Luís Montenegro não é André Ventura desde logo porque deixa bem claro que não faz associações entre crimes e um determinado grupo étnico. Também não demoniza certos beneficiários de Rendimento Social de Inserção, nem sequer dá diretivas para os apertar tanto como fazia o Governo Passos-Portas. E, mesmo na questão do turismo de saúde, parece mais querer regular para proteger o sistema do que limitar o acesso de cuidados de saúde a quem seja imigrante e deles precise. A esquerda, pelo mesmo interesse político com que acusa Montenegro de se colar a Ventura, não se importa de misturar tudo.

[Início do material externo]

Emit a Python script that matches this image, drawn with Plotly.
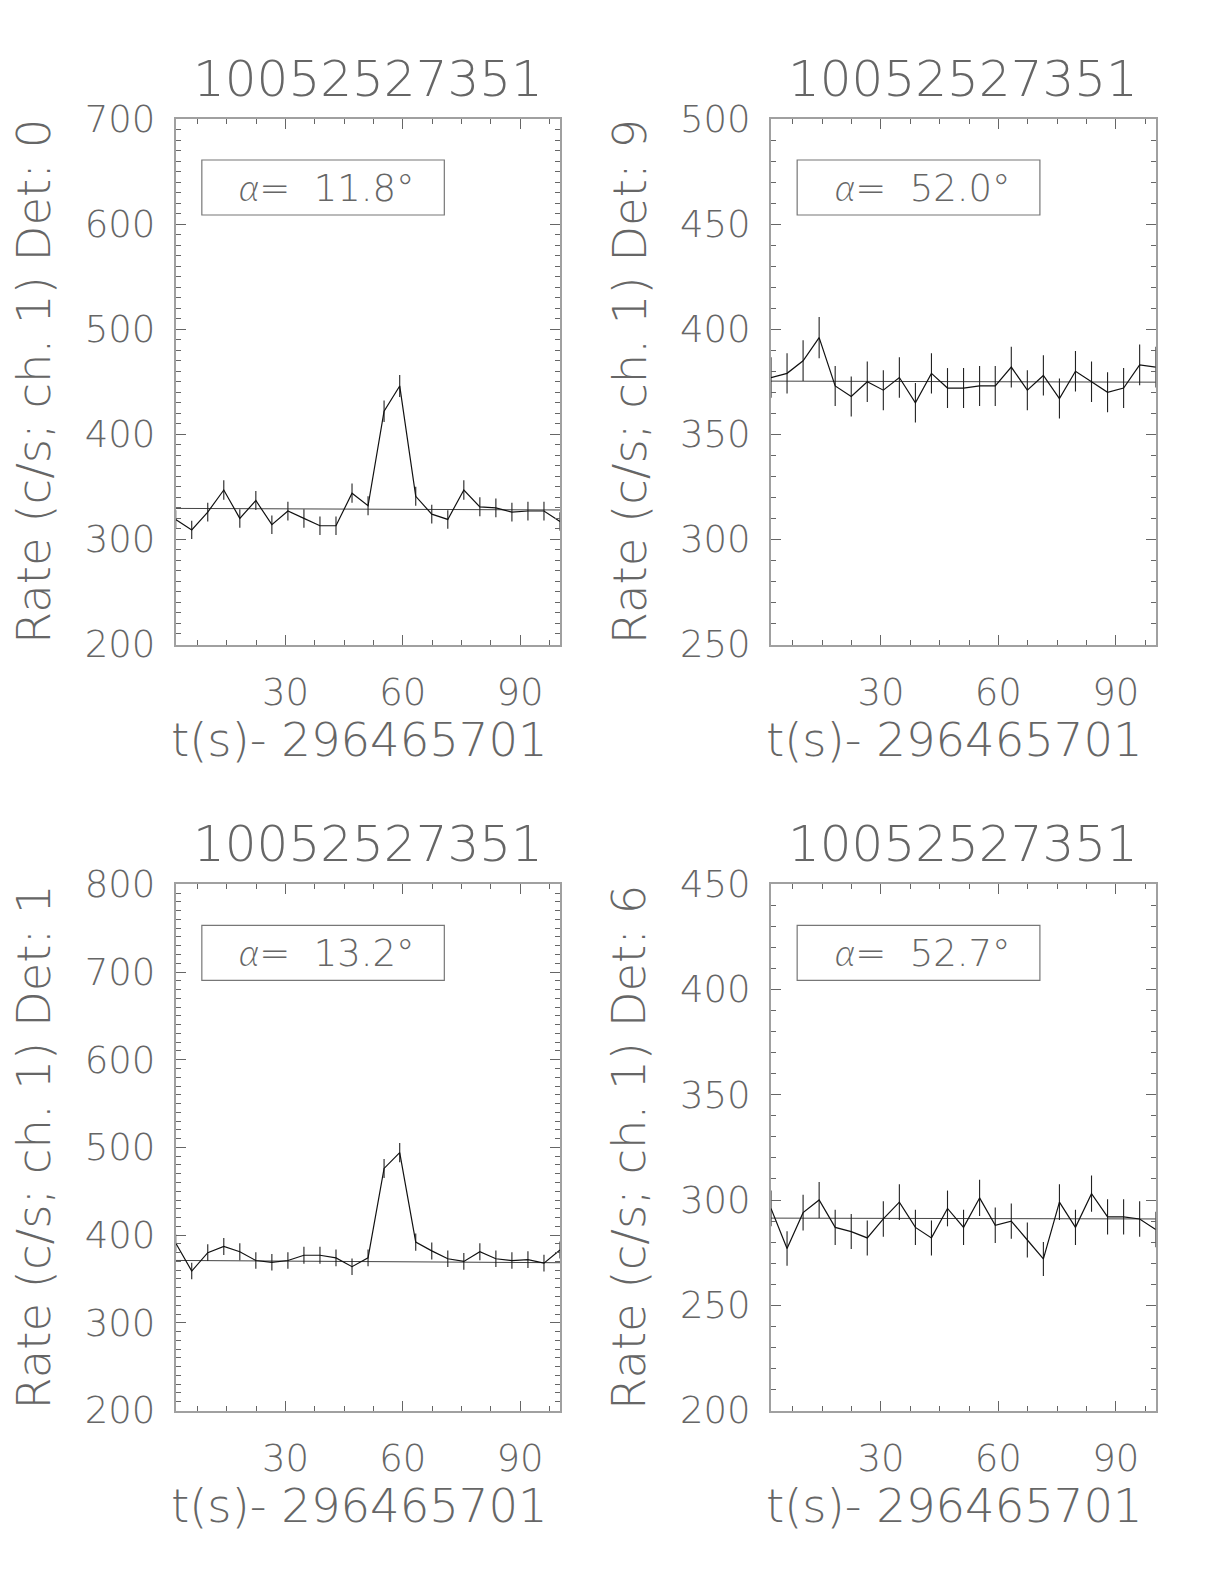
import plotly.graph_objects as go

# ---------------- data ----------------
time_s = [1.9, 6.0, 10.1, 14.2, 18.3, 22.4, 26.5, 30.6, 34.7, 38.8, 42.9, 47.0,
          51.1, 55.2, 59.2, 63.3, 67.4, 71.5, 75.6, 79.7, 83.8, 87.9, 92.0,
          96.1, 100.2]
x_range = [1.9, 100.2]
x_ticks = [30, 60, 90]

det_labels = ["0", "9", "1", "6"]
alpha_deg = ["11.8", "52.0", "13.2", "52.7"]
burst_id = "10052527351"
t_ref = "296465701"

rate_det0 = [319, 309, 326, 347, 320, 337, 314, 327, 320, 313, 313, 344, 332,
             422, 446, 341, 324, 319, 347, 331, 330, 326, 327, 327, 317]
err_det0 = [8.8, 8.7, 8.9, 9.2, 8.8, 9.1, 8.8, 8.9, 8.8, 8.7, 8.7, 9.2, 9.0,
            10.2, 10.4, 9.1, 8.9, 8.8, 9.2, 9.0, 9.0, 8.9, 8.9, 8.9, 8.8]
bg_det0 = [329.5, 328.0]

rate_det9 = [377, 379, 385, 396, 373, 368, 375, 371, 377, 365, 379, 372, 372,
             373, 373, 382, 371, 378, 367, 380, 375, 370, 372, 383, 382]
err_det9 = [9.6, 9.6, 9.7, 9.8, 9.5, 9.5, 9.6, 9.5, 9.6, 9.4, 9.6, 9.5, 9.5,
            9.5, 9.5, 9.7, 9.5, 9.6, 9.5, 9.6, 9.6, 9.5, 9.5, 9.7, 9.7]
bg_det9 = [375.3, 374.8]

rate_det1 = [391, 359, 380, 387, 381, 371, 369, 371, 377, 377, 374, 364, 374,
             476, 494, 392, 382, 373, 370, 381, 373, 371, 372, 368, 383]
err_det1 = [9.8, 9.4, 9.6, 9.7, 9.6, 9.5, 9.5, 9.5, 9.6, 9.6, 9.6, 9.4, 9.6,
            10.8, 11.0, 9.8, 9.7, 9.5, 9.5, 9.6, 9.5, 9.5, 9.5, 9.5, 9.7]
bg_det1 = [371.1, 368.5]

rate_det6 = [296, 277, 294, 300, 287, 285, 282, 291, 299, 287, 282, 296, 287,
             301, 288, 290, 281, 272, 299, 287, 303, 292, 292, 291, 286]
err_det6 = [8.5, 8.2, 8.5, 8.6, 8.4, 8.3, 8.3, 8.4, 8.5, 8.4, 8.3, 8.5, 8.4,
            8.6, 8.4, 8.4, 8.3, 8.1, 8.5, 8.4, 8.6, 8.4, 8.4, 8.4, 8.4]
bg_det6 = [291.4, 291.0]

y_ranges = [[200, 700], [250, 500], [200, 800], [200, 450]]
y_dticks = [100, 50, 100, 50]

rates = [rate_det0, rate_det9, rate_det1, rate_det6]
errs = [err_det0, err_det9, err_det1, err_det6]
bgs = [bg_det0, bg_det9, bg_det1, bg_det6]

# ---------------- layout geometry (page pixels) ----------------
PAGE_OFF = 8                      # default body margin of the html page
W, H = 1224 - 2 * PAGE_OFF, 1584 - 2 * PAGE_OFF
col_px = [(175.7, 560.0), (771.0, 1155.7)]
row_px = [(119.0, 644.5), (884.3, 1410.5)]


def px_x(p):
    return (p - PAGE_OFF) / W


def px_y(p):
    return 1 - (p - PAGE_OFF) / H


FONT = "DejaVu Sans"
WT = 200
TXT = "#666666"
AX = "#a0a0a0"
TK = "#666666"

fig = go.Figure()
layout = dict(width=W, height=H, margin=dict(l=0, r=0, t=0, b=0, pad=0),
              plot_bgcolor="white", paper_bgcolor="white", showlegend=False)
annotations = []
shapes = []

for i in range(4):
    r, c = divmod(i, 2)
    xa = "x" if i == 0 else f"x{i+1}"
    ya = "y" if i == 0 else f"y{i+1}"
    xkey = "xaxis" if i == 0 else f"xaxis{i+1}"
    ykey = "yaxis" if i == 0 else f"yaxis{i+1}"
    x0p, x1p = col_px[c]
    y0p, y1p = row_px[r]
    xdom = [px_x(x0p), px_x(x1p)]
    ydom = [px_y(y1p), px_y(y0p)]

    # background line
    fig.add_trace(go.Scatter(x=x_range, y=bgs[i], mode="lines",
                             line=dict(color="#444444", width=1),
                             xaxis=xa, yaxis=ya, hoverinfo="skip"))
    # data with error bars
    fig.add_trace(go.Scatter(x=time_s, y=rates[i], mode="lines",
                             line=dict(color="#111111", width=1.2),
                             error_y=dict(type="data", array=errs[i], visible=True,
                                          width=0, thickness=1.1, color="#222222"),
                             xaxis=xa, yaxis=ya))

    layout[xkey] = dict(domain=xdom, anchor=ya, range=x_range, automargin=False,
                        tickvals=x_ticks, ticks="inside", ticklen=10, tickwidth=1,
                        tickcolor=TK, showline=True, linecolor=AX, linewidth=2,
                        mirror="ticks", showgrid=False, zeroline=False,
                        minor=dict(dtick=7.5, tick0=0, ticks="inside", ticklen=5,
                                   tickcolor=TK, showgrid=False),
                        tickfont=dict(family=FONT, size=37, color=TXT, weight=WT),
                        ticklabelstandoff=14)
    layout[ykey] = dict(domain=ydom, anchor=xa, range=y_ranges[i], automargin=False,
                        dtick=y_dticks[i], tick0=0, ticks="inside", ticklen=10,
                        tickwidth=1, tickcolor=TK, showline=True,
                        linecolor=AX, linewidth=2, mirror="ticks", showgrid=False,
                        zeroline=False,
                        minor=dict(dtick=10, tick0=0, ticks="inside", ticklen=5,
                                   tickcolor=TK, showgrid=False),
                        tickfont=dict(family=FONT, size=37, color=TXT, weight=WT),
                        ticklabelstandoff=11)

    cx = (x0p + x1p) / 2
    # title
    annotations.append(dict(text=burst_id, x=px_x(cx), y=px_y(y0p - 40),
                            xref="paper", yref="paper", xanchor="center",
                            yanchor="middle", showarrow=False,
                            font=dict(family=FONT, size=50, color=TXT, weight=WT)))
    # x-axis title
    annotations.append(dict(text=f"t(s)- {t_ref}", x=px_x(cx - 8.5),
                            y=px_y(y1p + 95), xref="paper", yref="paper",
                            xanchor="center", yanchor="middle", showarrow=False,
                            font=dict(family=FONT, size=46.5, color=TXT, weight=WT)))
    # y-axis title
    annotations.append(dict(text=f"Rate (c/s; ch. 1) Det: {det_labels[i]}",
                            x=px_x(x0p - 141.5), y=px_y((y0p + y1p) / 2),
                            xref="paper", yref="paper", xanchor="center",
                            yanchor="middle", textangle=-90, showarrow=False,
                            font=dict(family=FONT, size=46.5, color=TXT, weight=WT)))
    # alpha box
    shapes.append(dict(type="rect", xref=f"{xa} domain", yref=f"{ya} domain",
                       x0=0.068, x1=0.699, y0=0.8173, y1=0.922,
                       line=dict(color="#777777", width=1.2), fillcolor="rgba(0,0,0,0)"))
    annotations.append(dict(text=('<span style="font-family:Lato;font-weight:300">'
                                  '<i>\u03b1</i></span>=  ' + alpha_deg[i] + '\u00b0'),
                            xref=f"{xa} domain", yref=f"{ya} domain",
                            x=0.394, y=0.871, xanchor="center", yanchor="middle",
                            showarrow=False,
                            font=dict(family=FONT, size=37, color=TXT, weight=WT)))

layout["annotations"] = annotations
layout["shapes"] = shapes
fig.update_layout(**layout)
fig.write_html("out.html")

A tática é antiga. Todos no CDS eram fascistas até aparecer o Chega. Em 2004, lembro-me que um dos slogans ecoados nas ruas antes de Sampaio decidir colocar um ponto final no Governo era “Portas e Santana/Fascismo à paisana”. A verdade é que, nessa altura, Portugal parecia protegido por um certo equilíbrio e moderação na vida pública e política. Essa imunidade lusitana acabou. Hoje, ou se é woke ou chalupa. Ou fascista ou estalinista. Radical ou extremista. O que interessa é polarizar. O resultado não vai ser muito diferente do que aconteceu noutros países, como o Brasil, com uma sociedade profundamente dividida. No fim do dia a indignidade do Raja (nome fictício, mas que pode ser bem real) é maior por não ter onde dormir do que ter estado uns minutos encostado à parede e a dona Maria (nome fictício, mas que pode ser bem real) sente-se mais insegura com a presença da polícia do que com os indianos que encontra na mercearia. Mas isso parece ser o que menos interessa a quem ali foi desfilar de cravo (da esquerda) ou rosa branca (da direita populista).